EXERCISE:
Reproduce exactly the lines below, from the first one through the line containing "const GRID_DASH = [2, 9.3];", and omit any pictures.

── PROVIDED MATERIAL

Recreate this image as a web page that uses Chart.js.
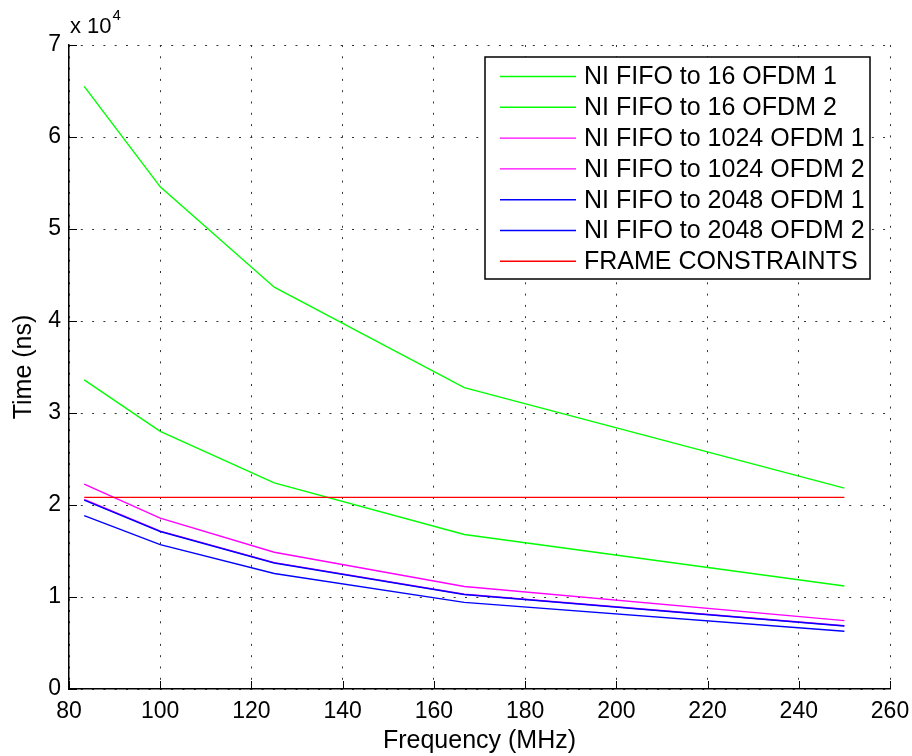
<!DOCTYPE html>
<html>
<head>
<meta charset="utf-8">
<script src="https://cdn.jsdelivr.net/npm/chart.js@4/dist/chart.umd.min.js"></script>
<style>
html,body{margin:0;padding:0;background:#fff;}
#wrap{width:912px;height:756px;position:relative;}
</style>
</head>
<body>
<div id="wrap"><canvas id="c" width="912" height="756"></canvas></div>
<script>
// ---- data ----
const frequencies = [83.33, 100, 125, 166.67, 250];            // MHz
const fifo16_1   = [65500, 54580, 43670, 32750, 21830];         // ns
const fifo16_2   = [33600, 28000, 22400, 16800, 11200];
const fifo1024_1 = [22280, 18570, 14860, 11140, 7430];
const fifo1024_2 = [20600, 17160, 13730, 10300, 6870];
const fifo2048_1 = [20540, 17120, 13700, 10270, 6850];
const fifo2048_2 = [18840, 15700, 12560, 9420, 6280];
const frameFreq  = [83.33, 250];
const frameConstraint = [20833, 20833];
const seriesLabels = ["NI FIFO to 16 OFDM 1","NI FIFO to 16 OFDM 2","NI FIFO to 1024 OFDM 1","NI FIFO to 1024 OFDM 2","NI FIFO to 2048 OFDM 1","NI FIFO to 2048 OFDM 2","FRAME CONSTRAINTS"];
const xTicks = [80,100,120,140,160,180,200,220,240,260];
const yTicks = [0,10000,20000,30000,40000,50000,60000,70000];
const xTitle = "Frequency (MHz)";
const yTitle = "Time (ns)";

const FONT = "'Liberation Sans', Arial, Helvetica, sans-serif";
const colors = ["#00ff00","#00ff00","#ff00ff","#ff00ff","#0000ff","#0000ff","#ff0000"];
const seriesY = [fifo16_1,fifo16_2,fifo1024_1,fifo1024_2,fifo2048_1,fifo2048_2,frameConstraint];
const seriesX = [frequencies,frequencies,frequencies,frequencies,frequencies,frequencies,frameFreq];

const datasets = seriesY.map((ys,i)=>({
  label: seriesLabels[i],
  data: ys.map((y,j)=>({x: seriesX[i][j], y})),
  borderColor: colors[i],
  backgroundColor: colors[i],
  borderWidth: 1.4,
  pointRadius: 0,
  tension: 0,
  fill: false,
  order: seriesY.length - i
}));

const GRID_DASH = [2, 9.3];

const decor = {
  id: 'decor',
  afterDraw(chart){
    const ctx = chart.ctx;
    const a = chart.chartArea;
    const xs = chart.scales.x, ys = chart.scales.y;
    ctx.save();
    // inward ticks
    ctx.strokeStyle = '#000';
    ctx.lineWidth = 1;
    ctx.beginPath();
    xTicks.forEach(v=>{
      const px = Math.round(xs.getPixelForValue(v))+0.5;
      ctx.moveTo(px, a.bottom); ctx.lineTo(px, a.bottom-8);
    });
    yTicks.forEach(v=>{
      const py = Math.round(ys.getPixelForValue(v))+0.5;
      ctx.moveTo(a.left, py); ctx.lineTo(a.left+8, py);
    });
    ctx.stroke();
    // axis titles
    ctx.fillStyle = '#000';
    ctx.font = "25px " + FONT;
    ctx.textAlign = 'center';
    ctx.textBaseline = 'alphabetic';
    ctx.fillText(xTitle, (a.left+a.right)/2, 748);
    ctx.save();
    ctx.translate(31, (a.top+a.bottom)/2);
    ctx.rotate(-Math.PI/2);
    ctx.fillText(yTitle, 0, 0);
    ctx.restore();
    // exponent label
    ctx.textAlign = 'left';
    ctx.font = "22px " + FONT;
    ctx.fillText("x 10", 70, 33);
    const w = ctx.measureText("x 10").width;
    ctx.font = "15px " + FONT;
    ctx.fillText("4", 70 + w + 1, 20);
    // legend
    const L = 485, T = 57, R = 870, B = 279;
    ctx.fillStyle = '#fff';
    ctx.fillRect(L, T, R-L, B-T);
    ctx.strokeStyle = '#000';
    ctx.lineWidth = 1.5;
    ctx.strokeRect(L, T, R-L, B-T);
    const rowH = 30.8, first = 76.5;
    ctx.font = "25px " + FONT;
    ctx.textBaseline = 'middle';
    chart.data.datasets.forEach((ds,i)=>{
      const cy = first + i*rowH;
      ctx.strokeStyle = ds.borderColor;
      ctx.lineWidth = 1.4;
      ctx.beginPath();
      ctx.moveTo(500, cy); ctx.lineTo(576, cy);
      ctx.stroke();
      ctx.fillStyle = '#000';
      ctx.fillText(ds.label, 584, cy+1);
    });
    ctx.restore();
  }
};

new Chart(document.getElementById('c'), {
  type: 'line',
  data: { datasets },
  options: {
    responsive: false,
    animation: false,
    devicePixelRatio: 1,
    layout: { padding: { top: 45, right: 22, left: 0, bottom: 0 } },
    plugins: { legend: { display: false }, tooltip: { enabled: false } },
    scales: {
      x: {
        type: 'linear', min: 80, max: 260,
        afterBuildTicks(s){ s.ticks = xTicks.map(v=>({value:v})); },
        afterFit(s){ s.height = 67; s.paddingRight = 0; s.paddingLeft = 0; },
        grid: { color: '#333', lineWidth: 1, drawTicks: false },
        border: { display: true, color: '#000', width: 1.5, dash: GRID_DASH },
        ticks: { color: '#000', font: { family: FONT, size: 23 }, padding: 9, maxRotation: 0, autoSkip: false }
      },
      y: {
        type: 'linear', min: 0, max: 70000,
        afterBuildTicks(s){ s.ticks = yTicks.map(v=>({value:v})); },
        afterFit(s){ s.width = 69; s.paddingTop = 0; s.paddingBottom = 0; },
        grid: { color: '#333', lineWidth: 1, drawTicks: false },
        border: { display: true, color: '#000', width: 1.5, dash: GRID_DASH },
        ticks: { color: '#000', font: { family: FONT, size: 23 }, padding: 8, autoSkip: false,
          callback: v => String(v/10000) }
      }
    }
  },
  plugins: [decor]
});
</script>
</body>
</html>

────

OUTPUT FOR THIS TASK:
Recreate this image as a web page that uses Chart.js.
<!DOCTYPE html>
<html>
<head>
<meta charset="utf-8">
<script src="https://cdn.jsdelivr.net/npm/chart.js@4/dist/chart.umd.min.js"></script>
<style>
html,body{margin:0;padding:0;background:#fff;}
#wrap{width:912px;height:756px;position:relative;}
</style>
</head>
<body>
<div id="wrap"><canvas id="c" width="912" height="756"></canvas></div>
<script>
// ---- data ----
const frequencies = [83.33, 100, 125, 166.67, 250];            // MHz
const fifo16_1   = [65500, 54580, 43670, 32750, 21830];         // ns
const fifo16_2   = [33600, 28000, 22400, 16800, 11200];
const fifo1024_1 = [22280, 18570, 14860, 11140, 7430];
const fifo1024_2 = [20600, 17160, 13730, 10300, 6870];
const fifo2048_1 = [20540, 17120, 13700, 10270, 6850];
const fifo2048_2 = [18840, 15700, 12560, 9420, 6280];
const frameFreq  = [83.33, 250];
const frameConstraint = [20833, 20833];
const seriesLabels = ["NI FIFO to 16 OFDM 1","NI FIFO to 16 OFDM 2","NI FIFO to 1024 OFDM 1","NI FIFO to 1024 OFDM 2","NI FIFO to 2048 OFDM 1","NI FIFO to 2048 OFDM 2","FRAME CONSTRAINTS"];
const xTicks = [80,100,120,140,160,180,200,220,240,260];
const yTicks = [0,10000,20000,30000,40000,50000,60000,70000];
const xTitle = "Frequency (MHz)";
const yTitle = "Time (ns)";

const FONT = "'Liberation Sans', Arial, Helvetica, sans-serif";
const colors = ["#00ff00","#00ff00","#ff00ff","#ff00ff","#0000ff","#0000ff","#ff0000"];
const seriesY = [fifo16_1,fifo16_2,fifo1024_1,fifo1024_2,fifo2048_1,fifo2048_2,frameConstraint];
const seriesX = [frequencies,frequencies,frequencies,frequencies,frequencies,frequencies,frameFreq];

const datasets = seriesY.map((ys,i)=>({
  label: seriesLabels[i],
  data: ys.map((y,j)=>({x: seriesX[i][j], y})),
  borderColor: colors[i],
  backgroundColor: colors[i],
  borderWidth: 1.4,
  pointRadius: 0,
  tension: 0,
  fill: false,
  order: seriesY.length - i
}));

const GRID_DASH = [2, 9.3];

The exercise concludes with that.